Problem requirements
Copy exactly, and only, the lines between the line holding "Clone this chart in matplotlib." and the line holding "80, 56, 14, 5]", inclusive; skip the pictures.

Given entries
--------------------------------

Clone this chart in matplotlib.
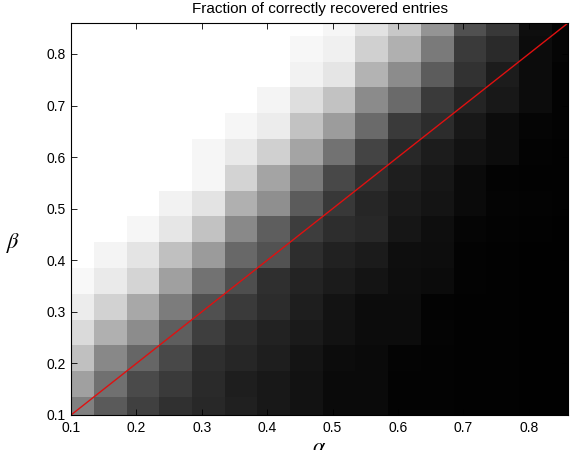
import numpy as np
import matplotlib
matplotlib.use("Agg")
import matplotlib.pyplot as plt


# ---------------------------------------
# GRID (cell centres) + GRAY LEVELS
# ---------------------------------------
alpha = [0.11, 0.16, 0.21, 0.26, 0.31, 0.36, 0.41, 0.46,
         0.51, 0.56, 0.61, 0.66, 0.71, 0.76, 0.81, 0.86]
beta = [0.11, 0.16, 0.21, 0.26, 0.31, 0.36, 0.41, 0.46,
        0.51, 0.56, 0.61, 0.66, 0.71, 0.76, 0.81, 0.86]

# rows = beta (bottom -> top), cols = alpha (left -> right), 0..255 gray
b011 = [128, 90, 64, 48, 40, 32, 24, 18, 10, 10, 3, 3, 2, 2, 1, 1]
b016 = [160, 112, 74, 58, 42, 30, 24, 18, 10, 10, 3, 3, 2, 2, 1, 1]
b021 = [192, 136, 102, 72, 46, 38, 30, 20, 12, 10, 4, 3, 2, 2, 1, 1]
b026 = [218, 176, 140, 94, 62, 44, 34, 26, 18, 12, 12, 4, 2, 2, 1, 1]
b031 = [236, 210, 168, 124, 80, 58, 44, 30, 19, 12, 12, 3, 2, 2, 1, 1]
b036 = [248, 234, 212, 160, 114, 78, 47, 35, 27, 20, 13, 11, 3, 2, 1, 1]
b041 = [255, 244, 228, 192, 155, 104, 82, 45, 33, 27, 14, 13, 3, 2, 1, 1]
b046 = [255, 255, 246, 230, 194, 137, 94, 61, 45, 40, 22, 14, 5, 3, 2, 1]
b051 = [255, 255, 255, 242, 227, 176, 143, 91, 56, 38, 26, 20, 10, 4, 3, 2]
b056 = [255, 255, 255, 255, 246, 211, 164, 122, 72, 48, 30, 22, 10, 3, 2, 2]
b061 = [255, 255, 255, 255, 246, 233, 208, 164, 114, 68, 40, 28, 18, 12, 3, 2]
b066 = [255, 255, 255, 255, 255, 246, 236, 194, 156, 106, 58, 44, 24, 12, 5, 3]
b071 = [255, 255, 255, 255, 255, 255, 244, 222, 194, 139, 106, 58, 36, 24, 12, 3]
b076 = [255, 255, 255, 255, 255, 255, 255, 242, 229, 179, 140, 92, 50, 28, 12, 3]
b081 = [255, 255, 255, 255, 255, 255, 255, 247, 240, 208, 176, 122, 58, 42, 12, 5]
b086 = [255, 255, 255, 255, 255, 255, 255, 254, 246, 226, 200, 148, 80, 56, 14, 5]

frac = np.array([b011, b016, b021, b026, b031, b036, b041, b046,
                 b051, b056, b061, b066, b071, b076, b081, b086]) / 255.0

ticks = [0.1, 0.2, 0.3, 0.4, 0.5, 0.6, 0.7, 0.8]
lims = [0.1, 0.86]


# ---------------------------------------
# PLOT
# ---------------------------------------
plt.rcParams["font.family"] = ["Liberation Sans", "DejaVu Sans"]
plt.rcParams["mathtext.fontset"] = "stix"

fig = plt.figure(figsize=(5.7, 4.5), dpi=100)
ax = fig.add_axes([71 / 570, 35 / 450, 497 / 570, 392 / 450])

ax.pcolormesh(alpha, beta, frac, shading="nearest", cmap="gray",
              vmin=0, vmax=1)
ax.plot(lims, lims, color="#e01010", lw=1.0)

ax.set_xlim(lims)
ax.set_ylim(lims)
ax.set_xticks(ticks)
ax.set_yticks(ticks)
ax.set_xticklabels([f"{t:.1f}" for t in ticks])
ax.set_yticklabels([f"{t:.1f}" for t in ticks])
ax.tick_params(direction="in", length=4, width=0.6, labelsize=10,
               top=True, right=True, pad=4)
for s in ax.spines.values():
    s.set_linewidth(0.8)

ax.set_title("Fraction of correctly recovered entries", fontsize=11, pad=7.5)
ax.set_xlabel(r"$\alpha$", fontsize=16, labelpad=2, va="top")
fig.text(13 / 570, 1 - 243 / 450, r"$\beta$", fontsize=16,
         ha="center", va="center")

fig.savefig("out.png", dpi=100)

--------------------------------

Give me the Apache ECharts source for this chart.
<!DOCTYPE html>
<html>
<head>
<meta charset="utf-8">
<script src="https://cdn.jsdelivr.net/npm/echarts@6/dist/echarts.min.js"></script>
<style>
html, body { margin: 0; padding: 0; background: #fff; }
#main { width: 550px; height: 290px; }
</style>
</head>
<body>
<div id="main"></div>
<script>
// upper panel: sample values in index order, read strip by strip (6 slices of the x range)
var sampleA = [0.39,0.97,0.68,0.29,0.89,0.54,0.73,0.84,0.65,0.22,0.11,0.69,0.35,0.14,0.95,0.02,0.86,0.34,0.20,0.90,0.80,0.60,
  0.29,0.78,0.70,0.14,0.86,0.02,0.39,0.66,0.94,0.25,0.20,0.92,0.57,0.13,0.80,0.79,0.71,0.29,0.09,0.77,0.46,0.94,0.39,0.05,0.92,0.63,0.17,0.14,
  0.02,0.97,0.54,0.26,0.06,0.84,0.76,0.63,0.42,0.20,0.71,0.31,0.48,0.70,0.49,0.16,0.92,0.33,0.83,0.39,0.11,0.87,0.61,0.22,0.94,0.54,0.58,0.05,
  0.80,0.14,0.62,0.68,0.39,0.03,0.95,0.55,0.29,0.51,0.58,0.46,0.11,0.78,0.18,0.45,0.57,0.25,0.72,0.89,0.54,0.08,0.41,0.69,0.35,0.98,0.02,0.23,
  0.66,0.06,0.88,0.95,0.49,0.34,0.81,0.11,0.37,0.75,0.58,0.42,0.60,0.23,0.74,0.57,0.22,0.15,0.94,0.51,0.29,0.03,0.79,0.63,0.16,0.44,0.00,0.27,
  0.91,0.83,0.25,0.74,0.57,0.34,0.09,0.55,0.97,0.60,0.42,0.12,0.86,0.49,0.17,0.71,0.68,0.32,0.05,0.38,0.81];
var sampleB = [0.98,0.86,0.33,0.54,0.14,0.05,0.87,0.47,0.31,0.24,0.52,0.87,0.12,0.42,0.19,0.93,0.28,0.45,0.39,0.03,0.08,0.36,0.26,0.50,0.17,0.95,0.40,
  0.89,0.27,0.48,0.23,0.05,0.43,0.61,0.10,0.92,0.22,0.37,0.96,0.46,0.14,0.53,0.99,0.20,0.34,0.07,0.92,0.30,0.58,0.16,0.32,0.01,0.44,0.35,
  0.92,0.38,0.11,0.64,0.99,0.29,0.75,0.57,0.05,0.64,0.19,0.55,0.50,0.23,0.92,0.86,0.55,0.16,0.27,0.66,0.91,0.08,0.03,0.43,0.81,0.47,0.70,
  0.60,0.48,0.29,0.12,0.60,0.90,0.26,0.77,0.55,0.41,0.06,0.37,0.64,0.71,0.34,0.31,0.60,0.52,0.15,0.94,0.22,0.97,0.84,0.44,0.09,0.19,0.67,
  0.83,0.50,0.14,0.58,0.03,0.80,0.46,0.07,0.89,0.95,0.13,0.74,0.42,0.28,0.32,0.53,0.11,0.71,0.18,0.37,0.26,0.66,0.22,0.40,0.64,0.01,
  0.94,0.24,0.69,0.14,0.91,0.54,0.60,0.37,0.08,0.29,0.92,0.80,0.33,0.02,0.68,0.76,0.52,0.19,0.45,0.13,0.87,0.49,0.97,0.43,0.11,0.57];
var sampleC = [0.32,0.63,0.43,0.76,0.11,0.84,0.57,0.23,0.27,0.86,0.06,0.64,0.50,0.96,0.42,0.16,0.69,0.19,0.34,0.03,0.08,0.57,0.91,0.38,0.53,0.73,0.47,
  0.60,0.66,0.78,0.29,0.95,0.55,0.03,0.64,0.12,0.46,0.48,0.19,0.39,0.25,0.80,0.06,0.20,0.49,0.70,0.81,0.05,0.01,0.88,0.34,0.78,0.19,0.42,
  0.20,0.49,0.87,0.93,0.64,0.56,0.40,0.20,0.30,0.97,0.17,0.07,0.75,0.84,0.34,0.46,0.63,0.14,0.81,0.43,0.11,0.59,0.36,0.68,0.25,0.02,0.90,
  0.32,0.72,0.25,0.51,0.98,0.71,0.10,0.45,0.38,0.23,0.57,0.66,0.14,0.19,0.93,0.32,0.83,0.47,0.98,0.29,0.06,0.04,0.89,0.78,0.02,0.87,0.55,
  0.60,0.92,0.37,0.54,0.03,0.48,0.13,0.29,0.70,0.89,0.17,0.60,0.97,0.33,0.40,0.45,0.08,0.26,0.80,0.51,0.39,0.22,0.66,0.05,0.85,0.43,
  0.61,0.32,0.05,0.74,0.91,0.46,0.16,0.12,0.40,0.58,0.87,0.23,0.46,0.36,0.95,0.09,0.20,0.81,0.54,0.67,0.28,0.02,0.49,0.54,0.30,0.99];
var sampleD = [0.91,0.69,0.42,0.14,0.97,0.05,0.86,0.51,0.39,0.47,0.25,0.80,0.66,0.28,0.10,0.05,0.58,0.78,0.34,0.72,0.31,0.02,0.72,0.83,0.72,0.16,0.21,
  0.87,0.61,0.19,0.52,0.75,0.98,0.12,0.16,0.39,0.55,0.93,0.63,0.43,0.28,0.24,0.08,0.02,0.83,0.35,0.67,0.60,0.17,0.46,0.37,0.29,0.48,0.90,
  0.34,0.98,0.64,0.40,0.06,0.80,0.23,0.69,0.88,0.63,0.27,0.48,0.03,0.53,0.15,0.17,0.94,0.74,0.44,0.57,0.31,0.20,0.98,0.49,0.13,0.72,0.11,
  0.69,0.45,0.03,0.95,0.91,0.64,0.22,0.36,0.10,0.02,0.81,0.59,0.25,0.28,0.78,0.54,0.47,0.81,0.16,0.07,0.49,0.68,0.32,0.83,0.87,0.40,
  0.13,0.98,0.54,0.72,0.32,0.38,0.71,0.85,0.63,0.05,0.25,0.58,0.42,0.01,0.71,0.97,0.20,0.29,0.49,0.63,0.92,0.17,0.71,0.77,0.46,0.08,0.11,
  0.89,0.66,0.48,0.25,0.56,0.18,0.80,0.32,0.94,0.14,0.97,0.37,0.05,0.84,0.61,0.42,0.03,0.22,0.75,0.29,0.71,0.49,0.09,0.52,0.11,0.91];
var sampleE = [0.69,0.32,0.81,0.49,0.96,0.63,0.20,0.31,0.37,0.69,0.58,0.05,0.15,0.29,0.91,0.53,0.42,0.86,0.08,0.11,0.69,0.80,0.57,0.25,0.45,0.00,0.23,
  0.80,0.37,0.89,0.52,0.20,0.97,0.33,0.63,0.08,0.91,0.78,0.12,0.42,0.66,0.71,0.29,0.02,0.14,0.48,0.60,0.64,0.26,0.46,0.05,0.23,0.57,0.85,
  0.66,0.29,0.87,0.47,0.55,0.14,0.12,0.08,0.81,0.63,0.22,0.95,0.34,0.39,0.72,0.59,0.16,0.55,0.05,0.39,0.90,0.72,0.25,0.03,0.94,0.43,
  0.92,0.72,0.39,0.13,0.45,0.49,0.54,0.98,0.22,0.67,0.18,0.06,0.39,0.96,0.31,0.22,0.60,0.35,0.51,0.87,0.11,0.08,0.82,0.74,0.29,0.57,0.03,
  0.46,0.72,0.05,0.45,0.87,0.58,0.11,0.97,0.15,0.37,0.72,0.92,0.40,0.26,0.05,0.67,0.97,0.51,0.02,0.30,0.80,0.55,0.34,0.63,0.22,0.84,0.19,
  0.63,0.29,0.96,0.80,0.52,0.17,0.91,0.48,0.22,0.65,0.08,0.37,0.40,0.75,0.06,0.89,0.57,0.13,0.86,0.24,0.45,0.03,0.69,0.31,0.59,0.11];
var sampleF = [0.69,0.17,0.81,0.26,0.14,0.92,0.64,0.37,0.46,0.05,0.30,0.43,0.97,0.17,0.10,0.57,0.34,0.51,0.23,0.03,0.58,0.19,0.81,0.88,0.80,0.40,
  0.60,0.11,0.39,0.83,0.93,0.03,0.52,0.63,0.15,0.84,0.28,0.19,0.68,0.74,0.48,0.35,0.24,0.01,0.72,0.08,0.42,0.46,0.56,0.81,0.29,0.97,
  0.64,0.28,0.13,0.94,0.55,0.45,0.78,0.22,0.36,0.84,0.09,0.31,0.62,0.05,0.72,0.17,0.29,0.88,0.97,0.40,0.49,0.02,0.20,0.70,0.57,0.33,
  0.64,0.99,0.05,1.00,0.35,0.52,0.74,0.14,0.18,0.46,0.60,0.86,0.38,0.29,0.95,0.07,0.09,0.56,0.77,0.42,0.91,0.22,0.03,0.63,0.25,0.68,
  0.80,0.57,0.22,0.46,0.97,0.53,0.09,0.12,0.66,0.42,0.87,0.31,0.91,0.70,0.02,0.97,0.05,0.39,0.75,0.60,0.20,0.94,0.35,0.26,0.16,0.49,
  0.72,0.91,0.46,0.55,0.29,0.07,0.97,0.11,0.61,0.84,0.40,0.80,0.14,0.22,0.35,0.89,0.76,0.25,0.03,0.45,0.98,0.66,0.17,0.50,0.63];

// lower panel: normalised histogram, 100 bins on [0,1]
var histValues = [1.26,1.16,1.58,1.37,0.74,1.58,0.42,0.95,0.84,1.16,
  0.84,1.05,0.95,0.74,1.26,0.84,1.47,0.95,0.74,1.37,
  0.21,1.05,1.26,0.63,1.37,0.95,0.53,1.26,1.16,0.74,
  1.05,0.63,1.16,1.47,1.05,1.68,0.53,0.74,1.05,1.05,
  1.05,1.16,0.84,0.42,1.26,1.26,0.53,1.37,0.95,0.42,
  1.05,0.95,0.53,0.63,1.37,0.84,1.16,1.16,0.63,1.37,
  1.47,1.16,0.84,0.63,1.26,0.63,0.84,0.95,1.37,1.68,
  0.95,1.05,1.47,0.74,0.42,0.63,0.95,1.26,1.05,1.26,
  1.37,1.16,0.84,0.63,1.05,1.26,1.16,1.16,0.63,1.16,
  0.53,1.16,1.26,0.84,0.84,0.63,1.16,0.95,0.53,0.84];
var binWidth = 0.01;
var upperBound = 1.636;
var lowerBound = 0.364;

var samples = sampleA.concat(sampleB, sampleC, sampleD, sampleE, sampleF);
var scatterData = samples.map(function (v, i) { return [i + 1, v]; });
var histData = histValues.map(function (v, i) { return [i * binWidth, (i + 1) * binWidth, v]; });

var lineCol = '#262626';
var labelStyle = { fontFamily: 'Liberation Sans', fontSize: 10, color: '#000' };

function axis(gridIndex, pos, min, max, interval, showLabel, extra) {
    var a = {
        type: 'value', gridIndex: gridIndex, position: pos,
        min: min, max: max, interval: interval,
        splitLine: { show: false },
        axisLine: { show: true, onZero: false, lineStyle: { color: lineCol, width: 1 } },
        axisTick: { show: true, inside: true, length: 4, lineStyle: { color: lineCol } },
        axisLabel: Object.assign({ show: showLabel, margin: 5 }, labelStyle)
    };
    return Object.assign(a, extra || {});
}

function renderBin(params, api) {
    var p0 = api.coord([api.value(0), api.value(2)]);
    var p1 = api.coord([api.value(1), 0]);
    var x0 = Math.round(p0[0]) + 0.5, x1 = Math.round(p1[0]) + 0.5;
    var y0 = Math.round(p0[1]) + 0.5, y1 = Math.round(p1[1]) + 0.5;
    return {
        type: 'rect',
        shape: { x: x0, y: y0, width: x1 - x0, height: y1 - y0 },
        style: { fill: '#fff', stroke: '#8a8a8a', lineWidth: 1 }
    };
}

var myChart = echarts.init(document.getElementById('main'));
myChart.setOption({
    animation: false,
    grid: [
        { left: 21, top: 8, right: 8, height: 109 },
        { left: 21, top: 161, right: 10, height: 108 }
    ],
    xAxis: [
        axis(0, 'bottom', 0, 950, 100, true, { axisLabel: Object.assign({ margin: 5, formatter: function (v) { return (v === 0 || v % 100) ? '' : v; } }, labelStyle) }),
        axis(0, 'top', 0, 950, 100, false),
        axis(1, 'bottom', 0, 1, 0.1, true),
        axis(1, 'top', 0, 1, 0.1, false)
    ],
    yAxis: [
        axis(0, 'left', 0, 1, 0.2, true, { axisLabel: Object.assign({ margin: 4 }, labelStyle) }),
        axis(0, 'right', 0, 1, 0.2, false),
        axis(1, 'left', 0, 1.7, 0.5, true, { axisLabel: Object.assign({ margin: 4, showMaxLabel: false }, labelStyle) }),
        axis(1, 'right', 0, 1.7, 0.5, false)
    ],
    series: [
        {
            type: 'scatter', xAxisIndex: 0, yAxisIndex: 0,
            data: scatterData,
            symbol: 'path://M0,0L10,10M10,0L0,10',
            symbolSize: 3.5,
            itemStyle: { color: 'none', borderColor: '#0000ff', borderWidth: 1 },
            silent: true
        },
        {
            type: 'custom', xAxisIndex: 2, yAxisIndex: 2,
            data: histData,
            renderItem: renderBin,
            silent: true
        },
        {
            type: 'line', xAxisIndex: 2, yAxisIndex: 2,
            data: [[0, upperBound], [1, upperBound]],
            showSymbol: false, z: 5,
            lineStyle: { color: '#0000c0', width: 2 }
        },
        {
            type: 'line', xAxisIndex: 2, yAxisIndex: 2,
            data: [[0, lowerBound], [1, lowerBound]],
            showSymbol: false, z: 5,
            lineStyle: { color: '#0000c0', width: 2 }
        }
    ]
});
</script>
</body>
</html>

--------------------------------

Task output
Clone this chart in matplotlib.
import numpy as np
import matplotlib
matplotlib.use("Agg")
import matplotlib.pyplot as plt


# ---------------------------------------
# GRID (cell centres) + GRAY LEVELS
# ---------------------------------------
alpha = [0.11, 0.16, 0.21, 0.26, 0.31, 0.36, 0.41, 0.46,
         0.51, 0.56, 0.61, 0.66, 0.71, 0.76, 0.81, 0.86]
beta = [0.11, 0.16, 0.21, 0.26, 0.31, 0.36, 0.41, 0.46,
        0.51, 0.56, 0.61, 0.66, 0.71, 0.76, 0.81, 0.86]

# rows = beta (bottom -> top), cols = alpha (left -> right), 0..255 gray
b011 = [128, 90, 64, 48, 40, 32, 24, 18, 10, 10, 3, 3, 2, 2, 1, 1]
b016 = [160, 112, 74, 58, 42, 30, 24, 18, 10, 10, 3, 3, 2, 2, 1, 1]
b021 = [192, 136, 102, 72, 46, 38, 30, 20, 12, 10, 4, 3, 2, 2, 1, 1]
b026 = [218, 176, 140, 94, 62, 44, 34, 26, 18, 12, 12, 4, 2, 2, 1, 1]
b031 = [236, 210, 168, 124, 80, 58, 44, 30, 19, 12, 12, 3, 2, 2, 1, 1]
b036 = [248, 234, 212, 160, 114, 78, 47, 35, 27, 20, 13, 11, 3, 2, 1, 1]
b041 = [255, 244, 228, 192, 155, 104, 82, 45, 33, 27, 14, 13, 3, 2, 1, 1]
b046 = [255, 255, 246, 230, 194, 137, 94, 61, 45, 40, 22, 14, 5, 3, 2, 1]
b051 = [255, 255, 255, 242, 227, 176, 143, 91, 56, 38, 26, 20, 10, 4, 3, 2]
b056 = [255, 255, 255, 255, 246, 211, 164, 122, 72, 48, 30, 22, 10, 3, 2, 2]
b061 = [255, 255, 255, 255, 246, 233, 208, 164, 114, 68, 40, 28, 18, 12, 3, 2]
b066 = [255, 255, 255, 255, 255, 246, 236, 194, 156, 106, 58, 44, 24, 12, 5, 3]
b071 = [255, 255, 255, 255, 255, 255, 244, 222, 194, 139, 106, 58, 36, 24, 12, 3]
b076 = [255, 255, 255, 255, 255, 255, 255, 242, 229, 179, 140, 92, 50, 28, 12, 3]
b081 = [255, 255, 255, 255, 255, 255, 255, 247, 240, 208, 176, 122, 58, 42, 12, 5]
b086 = [255, 255, 255, 255, 255, 255, 255, 254, 246, 226, 200, 148, 80, 56, 14, 5]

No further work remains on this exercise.